Bradlee at first was reluctant to give them any more latitude to pursue it. He relented, finally. The young reporters then hit the streets in search of the "smoking gun." They found it.

The story produced the greatest constitutional crisis of the 20th century. The trail led investigators straight into the White House, indeed, into the Oval Office, where President Richard Nixon was recorded ordering the FBI to back off its pursuit of the perpetrators.

President Nixon would quit on Aug. 9, 1974 after the House Judiciary Committee approved articles of impeachement alleging abuse of power and obstruction of justice.

The paper's coverage of Watergate became the gold standard for investigative journalists who aspired to break the "big story" the way Woodward and Bernstein did.

Bob Woodward has gone on to write several best-selling books chronicling some of the key government institutions and players in the years since.

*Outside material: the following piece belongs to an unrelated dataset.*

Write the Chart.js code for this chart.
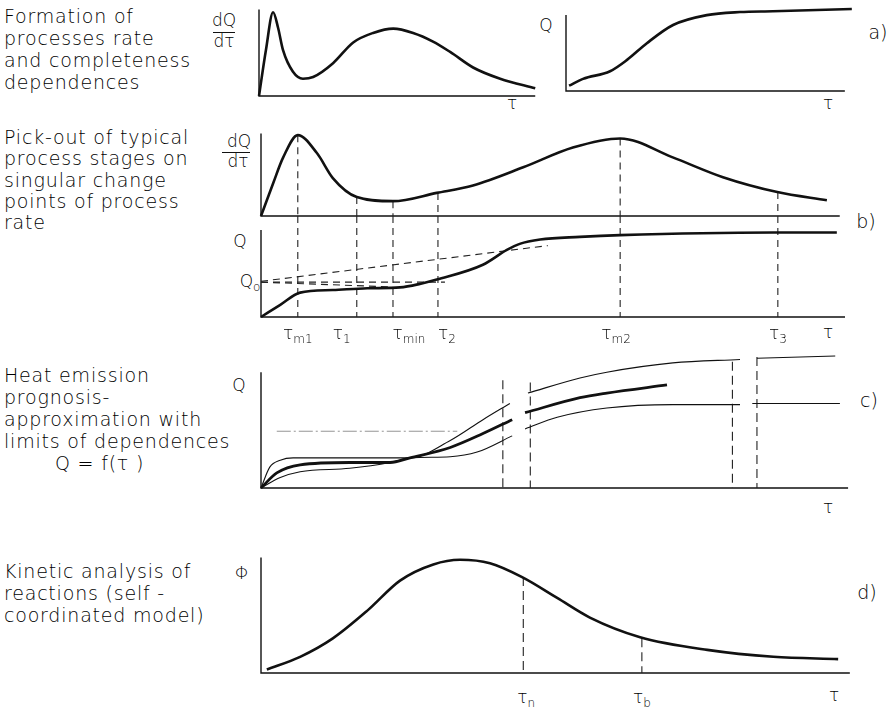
<!DOCTYPE html>
<html>
<head>
<meta charset="utf-8">
<script src="https://cdn.jsdelivr.net/npm/chart.js@4.4.1/dist/chart.umd.min.js"></script>
<style>
  html, body { margin: 0; padding: 0; background: #fff; }
  body { position: relative; width: 893px; height: 708px; overflow: hidden; font-family: "DejaVu Sans", sans-serif; font-weight: 200; color: #000; }
  canvas { position: absolute; }
  .note { position: absolute; left: 4px; font-size: 19px; line-height: 22px; letter-spacing: 0.8px; white-space: nowrap; }
  .lbl { position: absolute; transform: translate(-50%, -50%); line-height: 1; white-space: nowrap; font-size: 17px; }
  .tau { font-style: normal; font-weight: 200; }
  .lbl sub { font-style: normal; font-size: 12px; vertical-align: -4px; }
  .bar { position: absolute; height: 0; border-top: 1.5px solid #111; }
</style>
</head>
<body>

<div class="note" style="top:5px">Formation of<br>processes rate<br>and completeness<br>dependences</div>
<div class="note" style="top:127px;line-height:21.3px">Pick-out of typical<br>process stages on<br>singular change<br>points of process<br>rate</div>
<div class="note" style="top:364px">Heat emission<br>prognosis-<br>approximation with<br>limits of dependences<br><span style="padding-left:51px">Q = f(<span class="tau">τ</span> )</span></div>
<div class="note" style="top:560px">Kinetic analysis of<br>reactions (self -<br>coordinated model)</div>

<div class="lbl" style="left:224px;top:20px">dQ</div>
<div class="bar" style="left:213px;top:32px;width:22px"></div>
<div class="lbl" style="left:224px;top:41px">d<span class="tau">τ</span></div>
<div class="lbl" style="left:546px;top:25px">Q</div>

<div class="lbl" style="left:239px;top:141px">dQ</div>
<div class="bar" style="left:222px;top:152px;width:28px"></div>
<div class="lbl" style="left:238px;top:161px">d<span class="tau">τ</span></div>
<div class="lbl" style="left:240px;top:241px">Q</div>
<div class="lbl" style="left:250px;top:283px">Q<sub>o</sub></div>

<div class="lbl" style="left:239px;top:385px">Q</div>
<div class="lbl" style="left:242px;top:573px">Φ</div>

<div class="lbl tau" style="left:512px;top:103px">τ</div>
<div class="lbl tau" style="left:828px;top:103px">τ</div>
<div class="lbl tau" style="left:828px;top:332px">τ</div>
<div class="lbl tau" style="left:828px;top:507px">τ</div>
<div class="lbl tau" style="left:834px;top:695px">τ</div>

<div class="lbl" style="left:878px;top:32px;font-size:19px">a)</div>
<div class="lbl" style="left:866px;top:221px;font-size:19px">b)</div>
<div class="lbl" style="left:869px;top:400px;font-size:19px">c)</div>
<div class="lbl" style="left:867px;top:592px;font-size:19px">d)</div>

<canvas id="aRate"></canvas>
<canvas id="aQ"></canvas>
<canvas id="bRate"></canvas>
<canvas id="bQ"></canvas>
<canvas id="cQ"></canvas>
<canvas id="dPhi"></canvas>

<script>
// a) rate dQ/dτ and completeness Q against τ (τ in % of the time span)
const aRateT = [0, 2.5, 5.1, 6.9, 8.7, 12.3, 15.9, 19.6, 26.8, 34.1, 41.3, 48.6, 55.8, 63.0, 69.2, 77.5, 87.3, 100];
const aRateV = [0, 5.3, 9.7, 7.9, 5.3, 2.8, 2.0, 2.2, 3.8, 6.2, 7.3, 7.8, 7.3, 6.3, 5.1, 3.3, 2.0, 0.9];
const aQT = [1.1, 6.1, 15.8, 21.9, 29.0, 38.4, 50.5, 62.4, 74.2, 102.5];
const aQV = [0.7, 1.6, 2.6, 4.1, 6.3, 8.7, 10.0, 10.4, 10.5, 10.8];

// b) stages picked out on the rate curve
const bRateT = [0, 2.1, 3.8, 6.3, 9.6, 12.3, 16.4, 22.6, 30.1, 36.3, 44.9, 53.4, 61.5, 70.5, 79.1, 88.4, 96.9];
const bRateV = [0, 4.0, 7.1, 9.8, 7.6, 4.6, 2.3, 1.8, 2.8, 3.7, 5.9, 8.3, 9.4, 7.1, 4.7, 2.9, 1.9];
const bQT = [0, 3.3, 6.7, 12.3, 18.2, 23.8, 27.2, 30.1, 38.0, 42.1, 44.3, 47.8, 54.6, 61.5, 87.7, 98.6];
const bQV = [0, 1.4, 2.8, 3.1, 3.3, 3.4, 3.8, 4.3, 6.0, 7.7, 8.4, 8.9, 9.2, 9.4, 9.7, 9.7];
const stageNames = ['m1', '1', 'min', '2', 'm2', '3'];
const stageTau = [6.3, 16.4, 22.6, 30.3, 61.5, 88.5];
const stageRate = [9.8, 2.3, 1.8, 2.8, 9.4, 2.9];
const q0 = 4.0;
const q0FlatEnd = 31.5;
const q0Drop = [22.6, 3.45];
const q0Rise = [49.1, 8.2];

// c) prognosis with upper / lower limits
const cUpperT = [0, 1.5, 3.3, 5.5, 15.2, 25.5, 32.4, 38.0, 42.6];
const cUpperV = [0, 1.8, 2.4, 2.6, 2.6, 2.6, 4.1, 5.9, 7.3];
const cMidT = [0, 2.7, 6.7, 15.2, 22.1, 25.5, 32.4, 38.0, 43.0];
const cMidV = [0, 1.3, 2.0, 2.2, 2.2, 2.6, 3.5, 4.7, 5.9];
const cLowT = [0, 3.3, 6.7, 15.2, 22.1, 25.5, 32.4, 37.0, 43.0];
const cLowV = [0, 0.9, 1.4, 1.7, 2.2, 2.6, 2.7, 3.1, 4.5];
const cUpper2T = [45.7, 54.6, 59.2, 70.5, 82.0];
const cUpper2V = [8.2, 9.5, 10.0, 10.8, 11.1];
const cUpper3T = [84.9, 98.3];
const cUpper3V = [11.2, 11.4];
const cMid2T = [45.2, 54.6, 59.2, 69.5];
const cMid2V = [6.5, 7.8, 8.2, 8.9];
const cLow2T = [45.2, 50.7, 59.2, 70.5, 82.0];
const cLow2V = [5.1, 6.1, 6.9, 7.2, 7.2];
const cLow3T = [84.1, 99.1];
const cLow3V = [7.3, 7.3];
const cBreakT = [41.4, 46.1, 80.7, 84.9];
const cBreakV = [9.3, 9.1, 10.9, 11.3];
const cGuideT = [2.7, 33.6];
const cGuideV = 4.9;

// d) self-coordinated kinetic model
const dT = [1.0, 6.7, 12.3, 18.2, 23.8, 29.5, 34.1, 39.2, 44.7, 50.7, 56.3, 64.9, 76.4, 87.7, 98.8];
const dV = [0.3, 1.4, 3.0, 5.4, 8.0, 9.4, 9.8, 9.5, 8.3, 6.5, 4.8, 3.1, 2.0, 1.4, 1.2];
const dMarkNames = ['n', 'b'];
const dMarkT = [44.9, 65.2];
const dMarkV = [8.3, 3.0];

const INK = '#111';

const curve = (ts, vs, width = 2.6) => ({
    data: ts.map((t, i) => ({ x: t, y: vs[i] })),
    borderColor: INK,
    borderWidth: width,
    pointRadius: 0,
    cubicInterpolationMode: 'monotone',
    fill: false,
    clip: false,
});

const dashed = (pts, dash = [7, 5], width = 1.1, color = '#222') => ({
    data: pts.map(([x, y]) => ({ x, y })),
    borderColor: color,
    borderWidth: width,
    borderDash: dash,
    pointRadius: 0,
    tension: 0,
    fill: false,
    clip: false,
});

const drops = (ts, tops, bottom = 0, dash) => ts.map((t, i) => dashed([[t, tops[i]], [t, bottom]], dash));

const axesPlugin = {
    id: 'axes',
    beforeDatasetsDraw(chart, args, opts) {
        const { ctx, scales: { x, y } } = chart;
        ctx.save();
        ctx.strokeStyle = INK;
        ctx.lineWidth = 1.4;
        ctx.beginPath();
        ctx.moveTo(x.getPixelForValue(0), y.getPixelForValue(opts.yEnd));
        ctx.lineTo(x.getPixelForValue(0), y.getPixelForValue(0));
        ctx.lineTo(x.getPixelForValue(opts.xEnd), y.getPixelForValue(0));
        ctx.stroke();
        ctx.restore();
    },
};

// frame: origin (ox, oy) in page px, px per unit (kx, ky), value ranges
const panel = (id, frame, datasets, axis) => {
    const pad = 6;
    const left = Math.round(frame.ox + frame.x[0] * frame.kx);
    const right = Math.round(frame.ox + frame.x[1] * frame.kx);
    const top = Math.round(frame.oy - frame.y[1] * frame.ky);
    const bottom = Math.round(frame.oy - frame.y[0] * frame.ky);
    const canvas = document.getElementById(id);
    canvas.width = right - left + 2 * pad;
    canvas.height = bottom - top + 2 * pad;
    canvas.style.left = (left - pad) + 'px';
    canvas.style.top = (top - pad) + 'px';

    const chart = new Chart(canvas, {
        type: 'line',
        data: { datasets },
        plugins: [axesPlugin],
        options: {
            responsive: false,
            animation: false,
            devicePixelRatio: 1,
            events: [],
            layout: { padding: pad },
            plugins: {
                legend: { display: false },
                tooltip: { enabled: false },
                axes: axis,
            },
            scales: {
                x: { type: 'linear', display: false, min: frame.x[0], max: frame.x[1] },
                y: { type: 'linear', display: false, min: frame.y[0], max: frame.y[1] },
            },
        },
    });
    chart.pageLeft = left - pad;
    chart.pageTop = top - pad;
    return chart;
};

const tauLabel = (chart, t, sub, dx, pageY) => {
    const el = document.createElement('div');
    el.className = 'lbl';
    el.innerHTML = '<span class="tau">τ</span><sub>' + sub + '</sub>';
    el.style.left = (chart.pageLeft + chart.scales.x.getPixelForValue(t) + dx) + 'px';
    el.style.top = pageY + 'px';
    document.body.appendChild(el);
};

// a)
panel('aRate', { ox: 259, oy: 96, kx: 2.76, ky: 8.6, x: [0, 101], y: [0, 10.3] },
    [curve(aRateT, aRateV)], { xEnd: 100, yEnd: 10 });
panel('aQ', { ox: 566, oy: 91, kx: 2.79, ky: 7.6, x: [0, 104], y: [0, 11.2] },
    [curve(aQT, aQV)], { xEnd: 100, yEnd: 10 });

// b)
panel('bRate', { ox: 261, oy: 216, kx: 5.84, ky: 8.3, x: [0, 100], y: [0, 10.3] },
    [curve(bRateT, bRateV), ...drops(stageTau, stageRate)], { xEnd: 99.1, yEnd: 10 });
const bQ = panel('bQ', { ox: 261, oy: 317, kx: 5.84, ky: 8.7, x: [0, 100], y: [0, 11.6] },
    [
        curve(bQT, bQV),
        ...drops(stageTau, stageTau.map(() => 11.6)),
        dashed([[0, q0], [q0FlatEnd, q0]]),
        dashed([[0, q0], q0Drop]),
        dashed([[0, q0 + 0.1], q0Rise]),
    ], { xEnd: 100, yEnd: 10 });
const stageNudge = [0, -15, 16, 9, -4, 0];
stageNames.forEach((s, i) => tauLabel(bQ, stageTau[i], s, stageNudge[i], 335));

// c)
panel('cQ', { ox: 261, oy: 488, kx: 5.84, ky: 11.6, x: [0, 101], y: [0, 12] },
    [
        dashed([[cGuideT[0], cGuideV], [cGuideT[1], cGuideV]], [14, 3, 2, 3], 0.8, '#777'),
        curve(cUpperT, cUpperV, 1.1),
        curve(cMidT, cMidV, 2.8),
        curve(cLowT, cLowV, 1.1),
        curve(cUpper2T, cUpper2V, 1.1),
        curve(cUpper3T, cUpper3V, 1.1),
        curve(cMid2T, cMid2V, 2.8),
        curve(cLow2T, cLow2V, 1.1),
        curve(cLow3T, cLow3V, 1.1),
        ...drops(cBreakT, cBreakV, 0, [9, 5]),
    ], { xEnd: 100.5, yEnd: 10 });

// d)
const dChart = panel('dPhi', { ox: 261, oy: 673, kx: 5.84, ky: 11.6, x: [0, 101], y: [0, 10.3] },
    [curve(dT, dV), ...drops(dMarkT, dMarkV, 0, [9, 5])], { xEnd: 100.8, yEnd: 10 });
const dNudge = [3, 0];
dMarkNames.forEach((s, i) => tauLabel(dChart, dMarkT[i], s, dNudge[i], 699));
</script>
</body>
</html>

He's now a senior editor at the Washington Post and is a frequent contributor to TV news networks, including cable networks CNN, Fox and all the broadcast networks.

Woodward is Evan Smith's next guest on "Overheard with Evan Smith," whose show airs Thursday at 8 p.m. on Panhandle PBS. Smith, of course, is the editor in chief of the Texas Tribune and his show is produced at KLRU, the Austin public TV station.

Smith keeps coming up with outstanding guests.

And in perhaps a profound coincidence, Woodward's appearance comes just days after the death of the equally legendary journalistic figure from that era, Ben Bradlee.

Woodward, Bernstein and, yes, Bradlee, have defined intrepid reporting and the search for the whole story.

Many of us who followed that story as it happened in the 1970s -- and who aspired to careers in journalism -- remain in awe of their patience, perseverance and courage.